Despite the uptake in Chinese money flowing into the US, it’s possible the trend might slow. In Washington, politicians are setting the stage to cut off Chinese acquisitions more aggressively over political concerns—whether that’s acquiring military technology, censoring entertainment, or simply acquiring competitive advantages at the expense of US industry as a whole.

In September, after nearly a year of headlines about Anbang and other Chinese acquisitions, Congress called for a review of the Committee on Foreign Investment in the United States (Cfius), the organization responsible for vetting overseas acquisitions of US firms. In a document, the US Government Accountability office specifically singled out the rise of Chinese companies with state ties as worthy of more scrutiny, noting that some acquisitions might ultimately be bad for competition. Meanwhile, in November, President Obama played a direct role in blocking China’s Fujian Grand Chip from purchasing the German semiconductor firm Aixtron.

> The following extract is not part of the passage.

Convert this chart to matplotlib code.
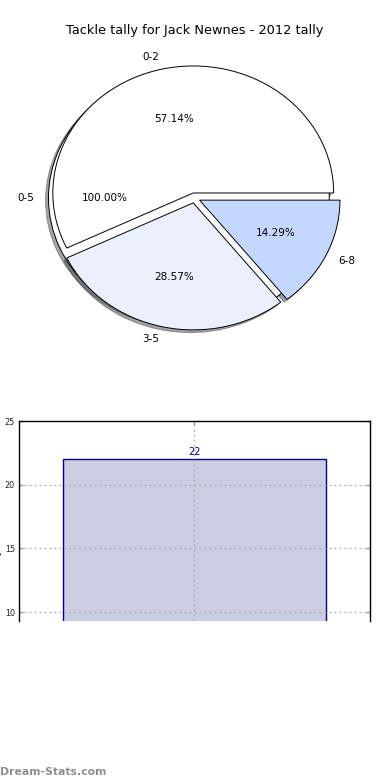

China considers semiconductors a critical industry for moving its economy away from low-end manufacturing towards higher-value products, and also to keep its broader tech industry less reliant on foreign companies. The US fears Chinese acquisitions of its semiconductor firms could pose a national security threat, given their potential use in military technology and China’s frequent cyberattacks.

Trump’s ascendancy could easily expedite this trend. The president-elect won the election on a vaguely-defined platform skeptical of free trade. While he has yet to make a major point of Chinese money flowing into US industry, his trade advisor, Peter Navarro, remains extremely critical of China’s business practices, its political influence, and its economic rise in general. Both men would be loathe to see state-affiliated Chinese conglomerates buying American companies, especially if such purchases lead to an exodus of American jobs.

Meanwhile, Chinese authorities are also starting to curb overseas investments, in order to keep capital inside the country. In late November news broke that the central government will attempt to bar acquisitions valued at more than $10 billion, as well as purchases valued at $1 billion in industries that fall outside the buyer’s core line of business.